Luckily, readability is not that abstract, it can be actually broken down into pretty specific elements. Today, we are going to talk about five text metrics that need to be considered for creating better user manuals that can be understood easier.
Terms and Neologisms
Technical documentation is prone to contain too many terms, newly-coined words and abbreviations. This can hinder readers from full understanding of the text. Besides, this is one of the reasons why users don’t like technical documentation — interpreting all the unknown words and concepts takes too much time.
Terms and neologisms in user manuals can hardly be avoided, as technical documentation is based on very specific fields and subject matters. But, there are some ways to make it easier for all the unprepared readers.
All terms and new words should be explained in simple language. To help readers deal with difficult words in online documentation, you can:
- create links and cross-references inside user manuals
- add hidden parts of text with in-depth explanations
- create web help bubbles
- make up a glossary for reference
It is quite clear that shorter words are easier to understand. If we also consider that on average 1 in 10 people has some degree of dyslexia that, among other things, can cause issues with reading, word length starts to matter even more.

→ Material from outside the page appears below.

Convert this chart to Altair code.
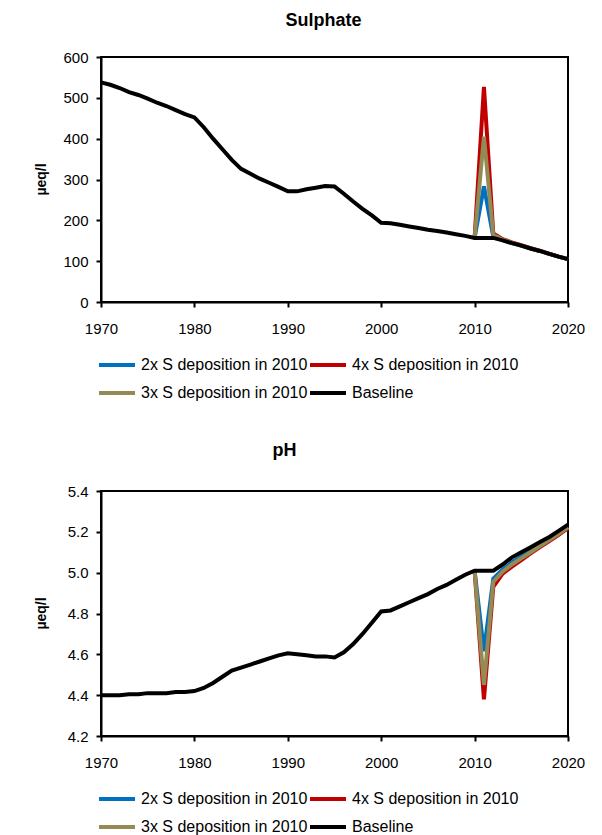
import altair as alt
import pandas as pd

years = list(range(1970, 2021))
scen_years = list(range(2010, 2021))

# legend is filled column by column: 2x, 3x | 4x, Baseline
series_names = ["2x S deposition in 2010", "3x S deposition in 2010",
                "4x S deposition in 2010", "Baseline"]
series_colors = ["#0070C0", "#948A54", "#C00000", "#000000"]

sulphate_baseline = [538, 532, 524, 514, 507, 498, 488, 480, 470, 460,
                     452, 428, 400, 374, 348, 326, 314, 302, 292, 282,
                     271, 271, 276, 280, 284, 283, 265, 246, 228, 212,
                     194, 193, 189, 185, 181, 177, 174, 170, 166, 162,
                     157, 157, 157, 151, 144, 138, 131, 125, 118, 111, 105]
sulphate_2x = [157, 283, 160, 152, 144, 138, 131, 125, 118, 111, 105]
sulphate_3x = [157, 405, 164, 153, 145, 138, 131, 125, 118, 111, 105]
sulphate_4x = [157, 527, 168, 154, 146, 139, 132, 125, 118, 111, 105]

ph_baseline = [4.40, 4.40, 4.40, 4.405, 4.405, 4.41, 4.41, 4.41, 4.415, 4.415,
               4.42, 4.435, 4.46, 4.49, 4.52, 4.535, 4.55, 4.565, 4.58, 4.595,
               4.605, 4.60, 4.595, 4.59, 4.59, 4.585, 4.61, 4.65, 4.70, 4.755,
               4.81, 4.815, 4.835, 4.855, 4.875, 4.895, 4.92, 4.94, 4.965, 4.99,
               5.01, 5.01, 5.01, 5.04, 5.075, 5.10, 5.125, 5.15, 5.175, 5.205, 5.235]
ph_2x = [5.01, 4.615, 4.97, 5.015, 5.05, 5.08, 5.11, 5.14, 5.165, 5.195, 5.225]
ph_3x = [5.01, 4.45, 4.955, 5.005, 5.04, 5.07, 5.10, 5.13, 5.16, 5.19, 5.222]
ph_4x = [5.01, 4.38, 4.93, 4.995, 5.03, 5.062, 5.095, 5.125, 5.155, 5.185, 5.218]

x_ticks = [1970, 1980, 1990, 2000, 2010, 2020]
sulphate_ticks = [0, 100, 200, 300, 400, 500, 600]
ph_ticks = [4.2, 4.4, 4.6, 4.8, 5.0, 5.2, 5.4]

FONT = "Liberation Sans"


def make_df(baseline, s2, s3, s4):
    rows = []
    for name, ys, vals in [("2x S deposition in 2010", scen_years, s2),
                           ("4x S deposition in 2010", scen_years, s4),
                           ("3x S deposition in 2010", scen_years, s3),
                           ("Baseline", years, baseline)]:
        for yr, v in zip(ys, vals):
            rows.append({"year": yr, "value": v, "series": name})
    return pd.DataFrame(rows)


def panel(df, title, ydomain, yticks, yformat, title_dx, title_offset):
    color = alt.Color(
        "series:N",
        scale=alt.Scale(domain=series_names, range=series_colors),
        legend=alt.Legend(
            title=None, orient="none", legendX=-4, legendY=298,
            columns=2, symbolType="stroke", symbolSize=1296,
            symbolStrokeWidth=4, clipHeight=20, rowPadding=8,
            columnPadding=0, labelFont=FONT, labelFontSize=16,
            labelColor="black", labelOffset=4, labelLimit=400, padding=0,
            symbolOffset=0,
        ),
    )
    x = alt.X("year:Q", scale=alt.Scale(domain=[1970, 2020], nice=False),
              axis=alt.Axis(values=x_ticks, format="d", title=None,
                            labelPadding=14, labelFlush=False))
    y = alt.Y("value:Q",
              scale=alt.Scale(domain=ydomain, nice=False, zero=False),
              axis=alt.Axis(values=yticks, format=yformat, title="µeq/l",
                            titleX=-60, titleY=122, titleAngle=-90,
                            titleAlign="center", titleBaseline="middle",
                            labelPadding=8, labelFlush=False))
    scen = alt.Chart(df[df.series != "Baseline"]).mark_line(
        strokeWidth=4).encode(x=x, y=y, color=color, detail="series:N")
    base = alt.Chart(df[df.series == "Baseline"]).mark_line(
        strokeWidth=4).encode(x=x, y=y, color=color)
    return alt.layer(scen, base).properties(
        width=467, height=245,
        title=alt.TitleParams(title, font=FONT, fontSize=18, fontWeight="bold",
                              color="black", anchor="middle", dx=title_dx,
                              offset=title_offset),
    )


top = panel(make_df(sulphate_baseline, sulphate_2x, sulphate_3x, sulphate_4x),
            "Sulphate", [0, 600], sulphate_ticks, "d", -11, 20)
bottom = panel(make_df(ph_baseline, ph_2x, ph_3x, ph_4x),
               "pH", [4.2, 5.4], ph_ticks, ".1f", -50, 24)

chart = alt.vconcat(top, bottom, spacing=37).resolve_scale(
    color="independent"
).configure_view(
    stroke="black", strokeWidth=2
).configure_axis(
    grid=False, domainColor="black", domainWidth=2, tickColor="black",
    tickWidth=2, tickSize=5, labelFont=FONT, labelFontSize=15,
    labelColor="black", titleFont=FONT, titleFontSize=14,
    titleFontWeight="bold", titleColor="black"
).properties(padding={"left": 25, "top": 3, "right": 5, "bottom": 0})

chart.save("out.html", embed_options={"renderer": "svg", "actions": False})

There are two interconnected concepts here — length and frequency of use. Historically, they are kind of related. And, no wonder, we are sure that most of you would rather choose the word “start” than “embarkation” which are synonymous in certain contexts. So, in practice, this means that technical writers should control the length and frequency of the words they use — any restrictions are impossible here, of course, but, in general, to create nicer user manuals, one should start looking for more simple synonyms to awkward lengthy words.
Here’s another metric related to length — sentence length. The rule of thumb is one sentence — one idea. However, some notions are hard to explain in one sentence, and that is alright, we’ll talk about paragraph division further, too.

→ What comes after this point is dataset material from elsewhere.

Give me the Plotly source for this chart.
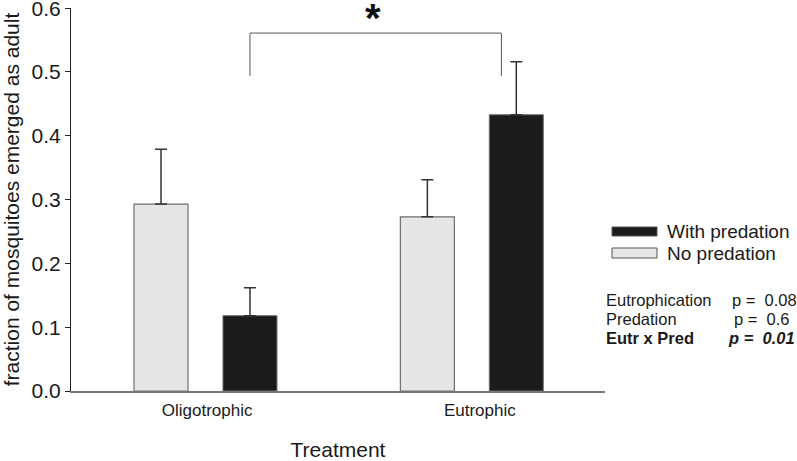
import plotly.graph_objects as go

categories = ["Oligotrophic", "Eutrophic"]
no_pred = [0.293, 0.273]
no_pred_err = [0.086, 0.058]
with_pred = [0.118, 0.433]
with_pred_err = [0.044, 0.083]
series_names = ["No predation", "With predation"]
stats_labels = ["Eutrophication", "Predation", "Eutr x Pred"]
stats_p = ["0.08", "0.6", "0.01"]

FONT = "Arial, Liberation Sans, Helvetica, sans-serif"
LIGHT = "#e6e6e6"
DARK = "#1b1b1b"

fig = go.Figure()
fig.add_trace(go.Bar(
    x=categories, y=no_pred, name=series_names[0],
    marker=dict(color=LIGHT, line=dict(color="#6e6e6e", width=1.2)),
    error_y=dict(type="data", array=no_pred_err, arrayminus=[0, 0], symmetric=False,
                 color="#333333", thickness=1.5, width=6),
    showlegend=False,
))
fig.add_trace(go.Bar(
    x=categories, y=with_pred, name=series_names[1],
    marker=dict(color=DARK, line=dict(color="#6e6e6e", width=1)),
    error_y=dict(type="data", array=with_pred_err, arrayminus=[0, 0], symmetric=False,
                 color="#333333", thickness=1.5, width=6),
    showlegend=False,
))

fig.update_layout(
    width=797, height=461,
    margin=dict(l=71, r=192, t=8, b=70),
    paper_bgcolor="white", plot_bgcolor="white",
    barmode="group", bargap=0.332, bargroupgap=0.393,
    font=dict(family=FONT, color="#1a1a1a"),
    xaxis=dict(
        range=[-0.505, 1.5], showline=True, linecolor="#777777", linewidth=2,
        tickvals=[0.006, 1.03], ticktext=categories, automargin=False,
        ticks="", tickfont=dict(size=17, color="#1a1a1a"), ticklabelstandoff=3,
        title=dict(text="Treatment", font=dict(size=21), standoff=25),
        showgrid=False, zeroline=False,
    ),
    yaxis=dict(
        range=[0, 0.6003], tickvals=[0, 0.1, 0.2, 0.3, 0.4, 0.5, 0.6],
        tickformat=".1f", showline=True, linecolor="#222222", linewidth=1,
        ticks="outside", ticklen=5, tickcolor="#222222", ticklabelstandoff=0,
        ticklabeloverflow="allow", automargin=False,
        tickfont=dict(size=21, color="#1a1a1a"),
        title=dict(text="fraction of mosquitoes emerged as adult", font=dict(size=21), standoff=7),
        showgrid=False, zeroline=False,
    ),
)

# significance bracket between the two "With predation" bars
left_x, right_x, top_y, bot_y = 0.167, 1.111, 0.561, 0.494
bracket_style = dict(color="#555555", width=1)
fig.add_shape(type="line", xref="x", yref="y", x0=left_x, x1=right_x, y0=top_y, y1=top_y, line=bracket_style)
fig.add_shape(type="line", xref="x", yref="y", x0=left_x, x1=left_x, y0=top_y, y1=bot_y, line=bracket_style)
fig.add_shape(type="line", xref="x", yref="y", x0=right_x, x1=right_x, y0=top_y, y1=bot_y, line=bracket_style)


def px2paper_x(px):
    return (px - 71) / 534.0


def px2paper_y(py):
    return (391 - py) / 383.0


fig.add_annotation(x=0.628, y=px2paper_y(-6), xref="x", yref="paper", text="<b>*</b>", showarrow=False,
                   font=dict(size=40, color="#111111"), yanchor="top")

# custom legend
legend_items = [(series_names[1], DARK, 227, 236), (series_names[0], LIGHT, 248, 258)]
for name, col, ytop, ybot in legend_items:
    fig.add_shape(type="rect", xref="paper", yref="paper",
                  x0=px2paper_x(612), x1=px2paper_x(657), y0=px2paper_y(ybot), y1=px2paper_y(ytop),
                  fillcolor=col, line=dict(color="#555555", width=1))
    fig.add_annotation(xref="paper", yref="paper", x=px2paper_x(665), y=px2paper_y((ytop + ybot) / 2),
                       text=name, showarrow=False, xanchor="left", yanchor="middle",
                       font=dict(size=19, color="#1a1a1a"))

# stats text
rows_y = [300, 319, 338]
p_x = [730, 732, 726]
for i, (lab, p) in enumerate(zip(stats_labels, stats_p)):
    bold = i == 2
    fig.add_annotation(xref="paper", yref="paper", x=px2paper_x(604), y=px2paper_y(rows_y[i]),
                       text=f"<b>{lab}</b>" if bold else lab, showarrow=False,
                       xanchor="left", yanchor="middle", font=dict(size=16.5, color="#1a1a1a"))
    ptxt = "p =\u00a0 " + p
    fig.add_annotation(xref="paper", yref="paper", x=px2paper_x(p_x[i]), y=px2paper_y(rows_y[i]),
                       text=f"<b><i>{ptxt}</i></b>" if bold else ptxt, showarrow=False,
                       xanchor="left", yanchor="middle", font=dict(size=16.5, color="#1a1a1a"))

fig.write_html("out.html", config={"displayModeBar": False},
               post_script="document.body.style.margin='0';")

For readability purposes, sentence length should be around 20 words, while some scientific papers and documents contain sentences with 60+ words. What is quite interesting, in literature, some writers manipulate sentence length consciously, to increase readers’ attention. Short sentences are intertwined with long ones to create a “rhythm”, where the shorter ones grab your attention and the longer ones help to hold it.
In technical writing, sentence length should help deliver a message clearly. So, our general advice is to try making sentences with around 20 words your default option. If you can squeeze your idea into even fewer words without losing its clarity — great, go with that.

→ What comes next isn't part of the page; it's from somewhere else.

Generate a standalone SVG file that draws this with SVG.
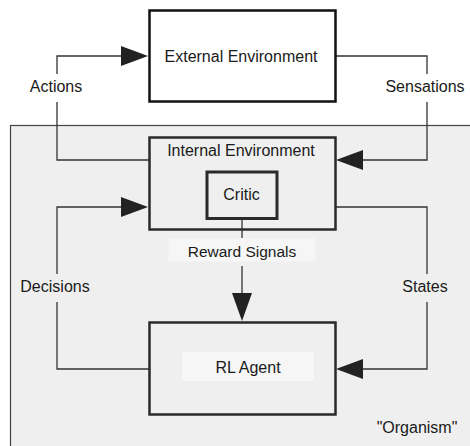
<svg xmlns="http://www.w3.org/2000/svg" width="470" height="446" viewBox="0 0 470 446">
<style>
text{font-family:"Liberation Sans",Arial,Helvetica,sans-serif;font-size:16px;fill:#1a1a1a;text-anchor:middle}
.box{fill:none;stroke:#2a2a2a;stroke-width:2.5}
.ln{fill:none;stroke:#333;stroke-width:1.3}
.ah{fill:#222}
.lbg{fill:#f6f6f6}
</style>
<rect width="470" height="446" fill="#fff"/>
<g id="organism">
<rect x="10.5" y="125.5" width="470" height="330" fill="#efefef" stroke="#444" stroke-width="1.2"/>
<text x="417" y="433">"Organism"</text>
</g>
<g id="connectors">
<!-- Actions -->
<polyline class="ln" points="149,160 57,160 57,102"/>
<polyline class="ln" points="57,74 57,56 122,56"/>
<polygon class="ah" points="121,46 148,56 121,66"/>
<text x="56" y="92">Actions</text>
<!-- Sensations -->
<polyline class="ln" points="336,56 427,56 427,74"/>
<polyline class="ln" points="427,102 427,160 362,160"/>
<polygon class="ah" points="363,150 336,160 363,170"/>
<text x="425" y="92">Sensations</text>
<!-- Decisions -->
<polyline class="ln" points="149,369 57,369 57,302"/>
<polyline class="ln" points="57,274 57,207 122,207"/>
<polygon class="ah" points="121,197 148,207 121,217"/>
<text x="55" y="292">Decisions</text>
<!-- States -->
<polyline class="ln" points="336,207 427,207 427,274"/>
<polyline class="ln" points="427,302 427,369 362,369"/>
<polygon class="ah" points="363,359 336,369 363,379"/>
<text x="425" y="292">States</text>
<!-- Reward -->
<line class="ln" x1="242" y1="219" x2="242" y2="238"/>
<line class="ln" x1="242" y1="266" x2="242" y2="295"/>
<polygon class="ah" points="232,293 252,293 242,321"/>
<rect class="lbg" x="168.5" y="238.5" width="147" height="23"/>
<text x="242" y="257" style="font-size:15.5px">Reward Signals</text>
</g>
<g id="external">
<rect x="149.5" y="10.5" width="186" height="91" fill="#fff" stroke="#111" stroke-width="2.5"/>
<text x="241" y="62">External Environment</text>
</g>
<g id="internal">
<rect class="box" x="149.5" y="137.5" width="186" height="92"/>
<text x="241" y="155.5">Internal Environment</text>
</g>
<g id="critic">
<rect x="207" y="172" width="70" height="46.5" fill="none" stroke="#2a2a2a" stroke-width="3"/>
<text x="241.5" y="200">Critic</text>
</g>
<g id="agent">
<rect class="box" x="149.5" y="322.5" width="186" height="92"/>
<rect class="lbg" x="182" y="352" width="132" height="29"/>
<text x="248" y="373">RL Agent</text>
</g>
</svg>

Even Leonardo da Vinci, the greatest technical illustrator took advantage of paragraph division. Trully, paragraphs can help a reader get through the most complex help topic.
Basically, each paragraph should present and support one theme. This ensures that a reader can look through a text and get the main thoughts without reading the text thoroughly. Plus, getting information in chunks simply feels more comfortable and gives a breather to our brain to process it bit by bit.
So, don’t underestimate paragraphs and make sure that they constitute the backbone of your help topics.
Sentences should be not only relatively short but also simple, as well. For example, abusing passive constructions can make your text feel much heavier. Active voice is more preferable.
It is difficult to say why people tend to use passive a lot, maybe because it adds some scientific feel and seriousness to writing… But, that’s a common misconception that technical documentation should be all sciency. On the contrary, technical communicators have been trying for a while now to make user manuals lighter and more appealing. And, getting rid of complicated grammar constructions is a sure way to do so.
The text is the core of technical writing. It can be viewed from many angles: grammar, style, logic, punctuation, readability, even its looks in terms of font and color. All components are important here, so, this post is meant to cover at least some small part of all the possible approaches.
We hope that takeaways from this article will prove helpful to you in your technical writing journey.
Good luck with your technical writing!